> _Recorded data_:
[Begin]

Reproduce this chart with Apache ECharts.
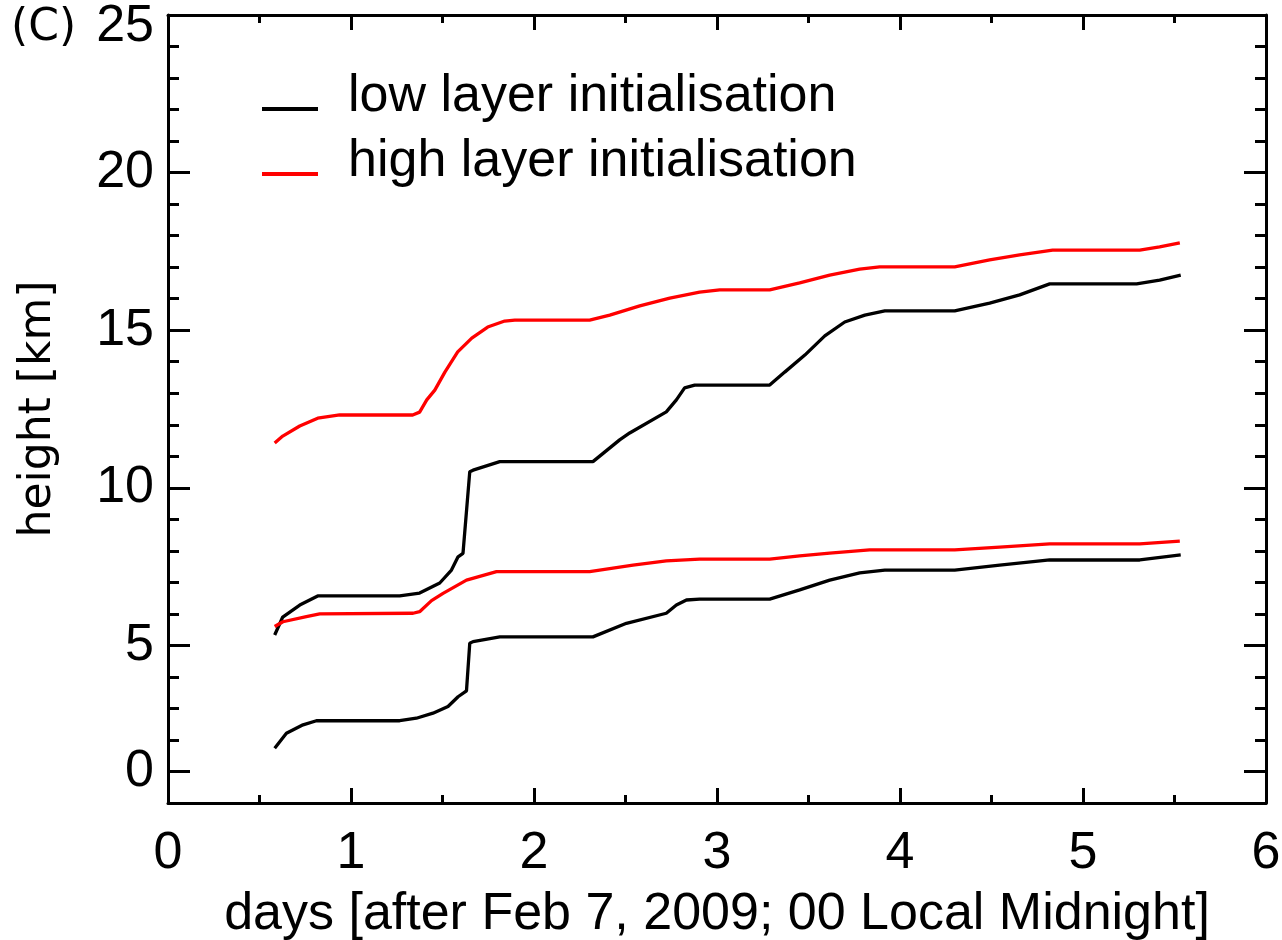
<!DOCTYPE html>
<html>
<head>
<meta charset="utf-8">
<script src="https://cdn.jsdelivr.net/npm/echarts@6/dist/echarts.min.js"></script>
<style>
  html, body { margin: 0; padding: 0; background: #fff; }
  #chart { width: 1282px; height: 940px; }
</style>
</head>
<body>
<div id="chart"></div>
<script>
// Layer top heights (km) against time (days after Feb 7, 2009, 00 local midnight)

// low layer initialisation, upper curve
const lowUpperX = [0.583, 0.627, 0.720, 0.818, 1.266, 1.375, 1.485, 1.549, 1.585, 1.612, 1.649, 1.667, 1.813, 2.322, 2.468, 2.523, 2.723, 2.778, 2.823, 2.878, 3.288, 3.370, 3.480, 3.589, 3.698, 3.808, 3.917, 4.299, 4.490, 4.654, 4.818, 5.293, 5.419, 5.534];
const lowUpperY = [5.33, 5.90, 6.28, 6.57, 6.57, 6.66, 6.98, 7.39, 7.81, 7.92, 10.51, 10.56, 10.83, 10.83, 11.52, 11.74, 12.41, 12.79, 13.17, 13.26, 13.26, 13.67, 14.21, 14.82, 15.26, 15.48, 15.61, 15.61, 15.86, 16.12, 16.47, 16.47, 16.59, 16.75];

// low layer initialisation, lower curve
const lowLowerX = [0.583, 0.647, 0.738, 0.811, 1.266, 1.357, 1.448, 1.530, 1.585, 1.631, 1.649, 1.667, 1.813, 2.322, 2.505, 2.723, 2.778, 2.833, 2.905, 3.288, 3.452, 3.616, 3.780, 3.917, 4.299, 4.545, 4.818, 5.310, 5.534];
const lowLowerY = [1.74, 2.21, 2.48, 2.61, 2.61, 2.69, 2.85, 3.06, 3.37, 3.56, 5.07, 5.12, 5.27, 5.27, 5.70, 6.02, 6.28, 6.44, 6.47, 6.47, 6.76, 7.07, 7.30, 7.39, 7.39, 7.55, 7.71, 7.71, 7.87];

// high layer initialisation, upper curve
const highUpperX = [0.583, 0.627, 0.720, 0.818, 0.938, 1.337, 1.375, 1.414, 1.458, 1.513, 1.583, 1.660, 1.747, 1.840, 1.895, 2.304, 2.414, 2.578, 2.742, 2.905, 3.015, 3.288, 3.452, 3.616, 3.780, 3.889, 4.299, 4.490, 4.654, 4.834, 5.310, 5.419, 5.529];
const highUpperY = [11.42, 11.64, 11.96, 12.21, 12.31, 12.31, 12.40, 12.79, 13.10, 13.67, 14.31, 14.75, 15.10, 15.29, 15.32, 15.32, 15.48, 15.77, 16.02, 16.21, 16.28, 16.28, 16.50, 16.75, 16.94, 17.01, 17.01, 17.23, 17.39, 17.54, 17.54, 17.64, 17.77];

// high layer initialisation, lower curve
const highLowerX = [0.583, 0.628, 0.756, 0.829, 1.339, 1.375, 1.440, 1.503, 1.631, 1.795, 2.304, 2.541, 2.723, 2.905, 3.288, 3.452, 3.616, 3.834, 4.299, 4.545, 4.818, 5.310, 5.529];
const highLowerY = [5.60, 5.75, 5.91, 6.00, 6.02, 6.07, 6.42, 6.65, 7.07, 7.34, 7.34, 7.55, 7.68, 7.74, 7.74, 7.84, 7.93, 8.03, 8.03, 8.12, 8.22, 8.22, 8.31];

// y-axis tick positions and their printed labels
const yTickValues = [1, 5, 10, 15, 20, 25];
const yTickLabels = ['0', '5', '10', '15', '20', '25'];

const seriesNames = ['low layer initialisation', 'high layer initialisation'];
const seriesColors = ['#000000', '#ff0000'];

const SANS = '"Liberation Sans", Arial, Helvetica, sans-serif';
const DEJAVU = '"DejaVu Sans", sans-serif';

function pairs(xs, ys) {
  return xs.map((x, i) => [x, ys[i]]);
}

function lineSeries(name, color, xs, ys) {
  return {
    name: name,
    type: 'line',
    data: pairs(xs, ys),
    symbol: 'none',
    smooth: false,
    lineStyle: { color: color, width: 3.3 },
    itemStyle: { color: color },
    z: 3
  };
}

const axisLineStyle = { show: true, onZero: false, lineStyle: { color: '#000', width: 3 } };

function xAxisCfg(position, showLabels, name) {
  return {
    type: 'value',
    position: position,
    min: 0, max: 6, interval: 1,
    axisLine: axisLineStyle,
    axisTick: { show: true, inside: true, length: 15, lineStyle: { color: '#000', width: 3 } },
    minorTick: { show: true, splitNumber: 2, length: 8, lineStyle: { color: '#000', width: 3 } },
    splitLine: { show: false },
    minorSplitLine: { show: false },
    axisLabel: {
      show: showLabels, color: '#000', fontFamily: SANS, fontSize: 52, margin: 25
    },
    name: name,
    nameLocation: 'middle',
    nameGap: 86,
    nameTextStyle: { color: '#000', fontFamily: SANS, fontSize: 52 }
  };
}

function yAxisCfg(position, showLabels, name) {
  return {
    type: 'value',
    position: position,
    min: 0, max: 25, interval: 5,
    axisLine: axisLineStyle,
    axisTick: {
      show: true, inside: true, length: 22, customValues: yTickValues,
      lineStyle: { color: '#000', width: 3 }
    },
    minorTick: { show: true, splitNumber: 5, length: 11, lineStyle: { color: '#000', width: 3 } },
    splitLine: { show: false },
    minorSplitLine: { show: false },
    axisLabel: {
      show: showLabels,
      customValues: yTickValues,
      color: '#000', fontFamily: SANS, fontSize: 52, margin: 14,
      formatter: function (v) {
        const i = yTickValues.indexOf(v);
        const t = i >= 0 ? yTickLabels[i] : '';
        return v === 25 ? '{top|' + t + '}' : t;
      },
      rich: {
        top: { color: '#000', fontFamily: SANS, fontSize: 52, padding: [24, 0, 0, 0] }
      }
    },
    name: name,
    nameLocation: 'middle',
    nameGap: 107,
    nameRotate: 90,
    nameTextStyle: { color: '#000', fontFamily: DEJAVU, fontSize: 44 }
  };
}

const chart = echarts.init(document.getElementById('chart'), null, { renderer: 'canvas' });

chart.setOption({
  backgroundColor: '#ffffff',
  animation: false,
  title: {
    text: '(C)',
    left: 6,
    top: 2,
    textStyle: { color: '#000', fontFamily: DEJAVU, fontSize: 44, fontWeight: 'normal' }
  },
  legend: {
    data: seriesNames,
    orient: 'vertical',
    left: 257,
    top: 66,
    itemWidth: 56,
    itemHeight: 4,
    itemGap: 13,
    icon: 'rect',
    formatter: '{t|{name}}',
    textStyle: {
      color: '#000', fontFamily: SANS, fontSize: 52,
      rich: {
        t: { color: '#000', fontFamily: SANS, fontSize: 52, padding: [0, 0, 24, 25] }
      }
    }
  },
  grid: { left: 168, right: 16, top: 15, bottom: 137, outerBoundsMode: 'none' },
  xAxis: [
    xAxisCfg('bottom', true, 'days [after Feb 7, 2009; 00 Local Midnight]'),
    xAxisCfg('top', false, '')
  ],
  yAxis: [
    yAxisCfg('left', true, 'height [km]'),
    yAxisCfg('right', false, '')
  ],
  series: [
    lineSeries(seriesNames[0], seriesColors[0], lowUpperX, lowUpperY),
    lineSeries(seriesNames[0], seriesColors[0], lowLowerX, lowLowerY),
    lineSeries(seriesNames[1], seriesColors[1], highUpperX, highUpperY),
    lineSeries(seriesNames[1], seriesColors[1], highLowerX, highLowerY)
  ]
});
</script>
</body>
</html>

[End]

> _Objective_:
Restate the whole listing above exactly, except for its images.

> _Output of the task_:
Reproduce this chart with Apache ECharts.
<!DOCTYPE html>
<html>
<head>
<meta charset="utf-8">
<script src="https://cdn.jsdelivr.net/npm/echarts@6/dist/echarts.min.js"></script>
<style>
  html, body { margin: 0; padding: 0; background: #fff; }
  #chart { width: 1282px; height: 940px; }
</style>
</head>
<body>
<div id="chart"></div>
<script>
// Layer top heights (km) against time (days after Feb 7, 2009, 00 local midnight)

// low layer initialisation, upper curve
const lowUpperX = [0.583, 0.627, 0.720, 0.818, 1.266, 1.375, 1.485, 1.549, 1.585, 1.612, 1.649, 1.667, 1.813, 2.322, 2.468, 2.523, 2.723, 2.778, 2.823, 2.878, 3.288, 3.370, 3.480, 3.589, 3.698, 3.808, 3.917, 4.299, 4.490, 4.654, 4.818, 5.293, 5.419, 5.534];
const lowUpperY = [5.33, 5.90, 6.28, 6.57, 6.57, 6.66, 6.98, 7.39, 7.81, 7.92, 10.51, 10.56, 10.83, 10.83, 11.52, 11.74, 12.41, 12.79, 13.17, 13.26, 13.26, 13.67, 14.21, 14.82, 15.26, 15.48, 15.61, 15.61, 15.86, 16.12, 16.47, 16.47, 16.59, 16.75];

// low layer initialisation, lower curve
const lowLowerX = [0.583, 0.647, 0.738, 0.811, 1.266, 1.357, 1.448, 1.530, 1.585, 1.631, 1.649, 1.667, 1.813, 2.322, 2.505, 2.723, 2.778, 2.833, 2.905, 3.288, 3.452, 3.616, 3.780, 3.917, 4.299, 4.545, 4.818, 5.310, 5.534];
const lowLowerY = [1.74, 2.21, 2.48, 2.61, 2.61, 2.69, 2.85, 3.06, 3.37, 3.56, 5.07, 5.12, 5.27, 5.27, 5.70, 6.02, 6.28, 6.44, 6.47, 6.47, 6.76, 7.07, 7.30, 7.39, 7.39, 7.55, 7.71, 7.71, 7.87];

// high layer initialisation, upper curve
const highUpperX = [0.583, 0.627, 0.720, 0.818, 0.938, 1.337, 1.375, 1.414, 1.458, 1.513, 1.583, 1.660, 1.747, 1.840, 1.895, 2.304, 2.414, 2.578, 2.742, 2.905, 3.015, 3.288, 3.452, 3.616, 3.780, 3.889, 4.299, 4.490, 4.654, 4.834, 5.310, 5.419, 5.529];
const highUpperY = [11.42, 11.64, 11.96, 12.21, 12.31, 12.31, 12.40, 12.79, 13.10, 13.67, 14.31, 14.75, 15.10, 15.29, 15.32, 15.32, 15.48, 15.77, 16.02, 16.21, 16.28, 16.28, 16.50, 16.75, 16.94, 17.01, 17.01, 17.23, 17.39, 17.54, 17.54, 17.64, 17.77];

// high layer initialisation, lower curve
const highLowerX = [0.583, 0.628, 0.756, 0.829, 1.339, 1.375, 1.440, 1.503, 1.631, 1.795, 2.304, 2.541, 2.723, 2.905, 3.288, 3.452, 3.616, 3.834, 4.299, 4.545, 4.818, 5.310, 5.529];
const highLowerY = [5.60, 5.75, 5.91, 6.00, 6.02, 6.07, 6.42, 6.65, 7.07, 7.34, 7.34, 7.55, 7.68, 7.74, 7.74, 7.84, 7.93, 8.03, 8.03, 8.12, 8.22, 8.22, 8.31];

// y-axis tick positions and their printed labels
const yTickValues = [1, 5, 10, 15, 20, 25];
const yTickLabels = ['0', '5', '10', '15', '20', '25'];

const seriesNames = ['low layer initialisation', 'high layer initialisation'];
const seriesColors = ['#000000', '#ff0000'];

const SANS = '"Liberation Sans", Arial, Helvetica, sans-serif';
const DEJAVU = '"DejaVu Sans", sans-serif';

function pairs(xs, ys) {
  return xs.map((x, i) => [x, ys[i]]);
}

function lineSeries(name, color, xs, ys) {
  return {
    name: name,
    type: 'line',
    data: pairs(xs, ys),
    symbol: 'none',
    smooth: false,
    lineStyle: { color: color, width: 3.3 },
    itemStyle: { color: color },
    z: 3
  };
}

const axisLineStyle = { show: true, onZero: false, lineStyle: { color: '#000', width: 3 } };

function xAxisCfg(position, showLabels, name) {
  return {
    type: 'value',
    position: position,
    min: 0, max: 6, interval: 1,
    axisLine: axisLineStyle,
    axisTick: { show: true, inside: true, length: 15, lineStyle: { color: '#000', width: 3 } },
    minorTick: { show: true, splitNumber: 2, length: 8, lineStyle: { color: '#000', width: 3 } },
    splitLine: { show: false },
    minorSplitLine: { show: false },
    axisLabel: {
      show: showLabels, color: '#000', fontFamily: SANS, fontSize: 52, margin: 25
    },
    name: name,
    nameLocation: 'middle',
    nameGap: 86,
    nameTextStyle: { color: '#000', fontFamily: SANS, fontSize: 52 }
  };
}

function yAxisCfg(position, showLabels, name) {
  return {
    type: 'value',
    position: position,
    min: 0, max: 25, interval: 5,
    axisLine: axisLineStyle,
    axisTick: {
      show: true, inside: true, length: 22, customValues: yTickValues,
      lineStyle: { color: '#000', width: 3 }
    },
    minorTick: { show: true, splitNumber: 5, length: 11, lineStyle: { color: '#000', width: 3 } },
    splitLine: { show: false },
    minorSplitLine: { show: false },
    axisLabel: {
      show: showLabels,
      customValues: yTickValues,
      color: '#000', fontFamily: SANS, fontSize: 52, margin: 14,
      formatter: function (v) {
        const i = yTickValues.indexOf(v);
        const t = i >= 0 ? yTickLabels[i] : '';
        return v === 25 ? '{top|' + t + '}' : t;
      },
      rich: {
        top: { color: '#000', fontFamily: SANS, fontSize: 52, padding: [24, 0, 0, 0] }
      }
    },
    name: name,
    nameLocation: 'middle',
    nameGap: 107,
    nameRotate: 90,
    nameTextStyle: { color: '#000', fontFamily: DEJAVU, fontSize: 44 }
  };
}

const chart = echarts.init(document.getElementById('chart'), null, { renderer: 'canvas' });

chart.setOption({
  backgroundColor: '#ffffff',
  animation: false,
  title: {
    text: '(C)',
    left: 6,
    top: 2,
    textStyle: { color: '#000', fontFamily: DEJAVU, fontSize: 44, fontWeight: 'normal' }
  },
  legend: {
    data: seriesNames,
    orient: 'vertical',
    left: 257,
    top: 66,
    itemWidth: 56,
    itemHeight: 4,
    itemGap: 13,
    icon: 'rect',
    formatter: '{t|{name}}',
    textStyle: {
      color: '#000', fontFamily: SANS, fontSize: 52,
      rich: {
        t: { color: '#000', fontFamily: SANS, fontSize: 52, padding: [0, 0, 24, 25] }
      }
    }
  },
  grid: { left: 168, right: 16, top: 15, bottom: 137, outerBoundsMode: 'none' },
  xAxis: [
    xAxisCfg('bottom', true, 'days [after Feb 7, 2009; 00 Local Midnight]'),
    xAxisCfg('top', false, '')
  ],
  yAxis: [
    yAxisCfg('left', true, 'height [km]'),
    yAxisCfg('right', false, '')
  ],
  series: [
    lineSeries(seriesNames[0], seriesColors[0], lowUpperX, lowUpperY),
    lineSeries(seriesNames[0], seriesColors[0], lowLowerX, lowLowerY),
    lineSeries(seriesNames[1], seriesColors[1], highUpperX, highUpperY),
    lineSeries(seriesNames[1], seriesColors[1], highLowerX, highLowerY)
  ]
});
</script>
</body>
</html>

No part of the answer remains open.